L’ossessione del tempo si infila, ad un certo punto della vita di tutti, tra le pieghe della nostra coscienza, imponendoci una riflessione dalla quale scappare è impossibile: è la stessa immanenza del nostro presente, la certezza conquistata poco a poco che “polvere torneremo” ad affastellare la nostra testa di pensieri che hanno la stessa voce di vecchi padri e nonni, una voce secolare che allunga dita di quercia sulle nostre esili membra con la solennità un po’ cupa e un po’ consolatoria di un “memento mori”.
Il tempo: il nemico giurato dell’uomo, il limite incontrastabile e invisibile di un viaggio sconosciuto che ci fa paura, perché temiamo ciò che non conosciamo e facciamo di tutto per sciogliere i nodi che ci legano alla nostra ignoranza attraverso risposte diverse, ma sempre e tutte incomplete. E a trovare qualche risposta, o forse a formulare qualche giusta domanda, ci prova anche “La seconda prima volta”, il tanto atteso (almeno, dal sottoscritto) album di Digiovanni.
Digiovanni è uno giusto, che nel tempo di strada ne ha fatta e ha capito che il modo migliore per “trovare tempo” è smettere di cercarlo, rincorrendolo tra gli anfratti di un’esistenza che finisce poi con lo svicolare e scivolarci di mano ad ogni goffo tentativo di stringerlo tra le dita: il tempo fugge, e rincorrerlo è folle, oltre che drammaticamente inutile.
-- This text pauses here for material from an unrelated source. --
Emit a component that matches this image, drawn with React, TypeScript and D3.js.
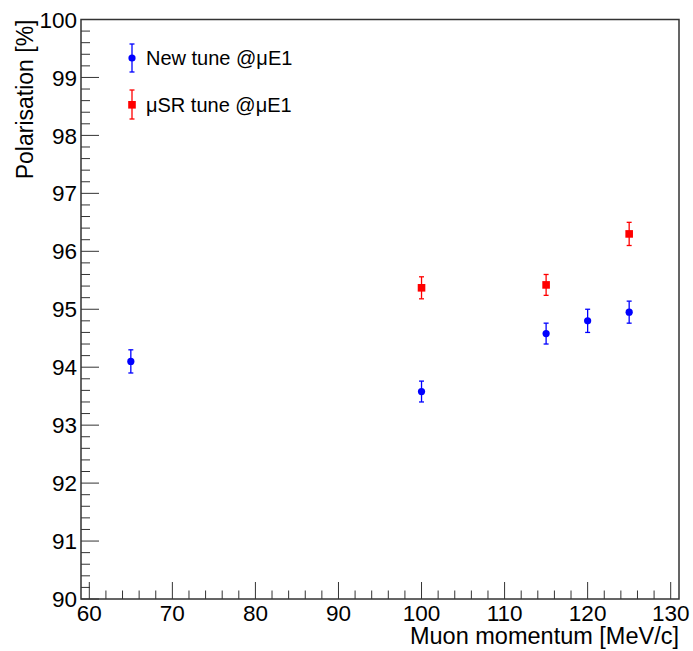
import React from "react";
import * as d3 from "d3";

const W = 693, H = 651;
const M = { left: 81, right: 679, top: 19.5, bottom: 599 };

const newTuneX = [65, 100, 115, 120, 125];
const newTuneY = [94.1, 93.58, 94.58, 94.8, 94.95];
const newTuneErr = [0.2, 0.18, 0.18, 0.2, 0.19];

const usrTuneX = [100, 115, 125];
const usrTuneY = [95.37, 95.42, 96.3];
const usrTuneErr = [0.19, 0.18, 0.2];

const xTicks = [60, 70, 80, 90, 100, 110, 120, 130];
const yTicks = [90, 91, 92, 93, 94, 95, 96, 97, 98, 99, 100];

const legendLabels = ["New tune @\u03bcE1", "\u03bcSR tune @\u03bcE1"];

const FONT = "'Liberation Sans', Arial, sans-serif";

export default function App() {
  const x = d3.scaleLinear().domain([59, 131]).range([M.left, M.right]);
  const y = d3.scaleLinear().domain([90, 100]).range([M.bottom, M.top]);

  const xMinor = d3.range(60, 130.001, 2);
  const yMinor = d3.range(90, 100.001, 0.2);

  const blue = "#0000ff";
  const red = "#ff0000";

  const errBar = (cx: number, cy: number, e: number, color: string, key: string) => {
    const y1 = y(cy - e), y2 = y(cy + e);
    return (
      <g key={key} stroke={color} strokeWidth={1.3}>
        <line x1={x(cx)} x2={x(cx)} y1={y1} y2={y2} />
        <line x1={x(cx) - 2.5} x2={x(cx) + 2.5} y1={y1} y2={y1} />
        <line x1={x(cx) - 2.5} x2={x(cx) + 2.5} y1={y2} y2={y2} />
      </g>
    );
  };

  return (
    <svg width={W} height={H} style={{ position: "absolute", left: 0, top: 0, background: "#fff" }} fontFamily={FONT}>
      <rect x={0} y={0} width={W} height={H} fill="#fff" />
      {/* frame */}
      <rect x={M.left} y={M.top} width={M.right - M.left} height={M.bottom - M.top} fill="none" stroke="#333" strokeWidth={1.5} />
      {/* y ticks */}
      {yMinor.map((v, i) => {
        const major = Math.abs(v - Math.round(v)) < 1e-6;
        return <line key={"ym" + i} x1={M.left} x2={M.left + (major ? 18 : 9)} y1={y(v)} y2={y(v)} stroke="#333" strokeWidth={1} />;
      })}
      {xMinor.map((v, i) => {
        const major = Math.abs(v % 10) < 1e-6;
        return <line key={"xm" + i} x1={x(v)} x2={x(v)} y1={M.bottom} y2={M.bottom - (major ? 17 : 8.5)} stroke="#333" strokeWidth={1} />;
      })}
      {yTicks.map((v) => (
        <text key={"yt" + v} x={M.left - 4} y={y(v)} dy="0.36em" textAnchor="end" fontSize={22.5} fill="#000">{v}</text>
      ))}
      {xTicks.map((v) => (
        <text key={"xt" + v} x={x(v)} y={620.5} textAnchor="middle" fontSize={22.5} fill="#000">{v}</text>
      ))}
      <text x={M.right} y={644} textAnchor="end" fontSize={23.5} fill="#000">Muon momentum [MeV/c]</text>
      <text transform={`translate(32.5,${M.top}) rotate(-90)`} textAnchor="end" fontSize={23} fill="#000">Polarisation [%]</text>

      {/* data */}
      {newTuneX.map((v, i) => errBar(v, newTuneY[i], newTuneErr[i], blue, "be" + i))}
      {newTuneX.map((v, i) => (
        <circle key={"bp" + i} cx={x(v)} cy={y(newTuneY[i])} r={3.6} fill={blue} />
      ))}
      {usrTuneX.map((v, i) => errBar(v, usrTuneY[i], usrTuneErr[i], red, "re" + i))}
      {usrTuneX.map((v, i) => (
        <rect key={"rp" + i} x={x(v) - 3.8} y={y(usrTuneY[i]) - 3.8} width={7.6} height={7.6} fill={red} />
      ))}

      {/* legend */}
      <g>
        <g stroke={blue} strokeWidth={1.3}>
          <line x1={132} x2={132} y1={44} y2={72} />
          <line x1={129.5} x2={134.5} y1={44} y2={44} />
          <line x1={129.5} x2={134.5} y1={72} y2={72} />
        </g>
        <circle cx={132} cy={58} r={3.6} fill={blue} />
        <text x={146} y={58} dy="0.36em" fontSize={20} fill="#000">{legendLabels[0]}</text>
        <g stroke={red} strokeWidth={1.3}>
          <line x1={132} x2={132} y1={90} y2={119} />
          <line x1={129.5} x2={134.5} y1={90} y2={90} />
          <line x1={129.5} x2={134.5} y1={119} y2={119} />
        </g>
        <rect x={128.2} y={101} width={7.6} height={7.6} fill={red} />
        <text x={146} y={105} dy="0.36em" fontSize={20} fill="#000">{legendLabels[1]}</text>
      </g>
    </svg>
  );
}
O forse, il tempo ci rincorre, e allora fermarci potrebbe essere l’unico modo per provare, finalmente, a far respirare anche questo “tempo” maratoneta che ci morde le calcagna: di certo, fermarsi ad ascoltare un disco che parla e canta del tempo che passa può essere un buon antidoto alla nostra fame di tempo.
Il disco va ascoltato, e io l’ho raccontato già troppo: dieci canzoni che analizzano il concetto di passaggio, di transumananza che non si lascia irretire da pose ormai vincolanti e asfittiche e prova invece a trovare l’essenza del tutto nel respirare, dilatando le spalle e rilassando i muscoli; una terapia personale che porta l’autore “oltre”, in una dimensione quasi oracolare e sciamanica in cui, guidato da un timbro evocativo e identitario, l’ascoltatore può guardarsi dentro, e finalmente perdersi senza la paura di farlo. Un viaggio che merita di essere vissuto attraverso le pieghe di un’orchestrazione che fonde fra loro linguaggi diversi, mantenendo l’appeal del giusto “crossover”, capace di arrivare a tutti.
Fidatevi di me, che alcune cose non si possono descrivere, bisogna viverle. E quando arriverete a “La libertà di scegliere”, mi ringrazierete. E sceglierete di ricominciare da capo.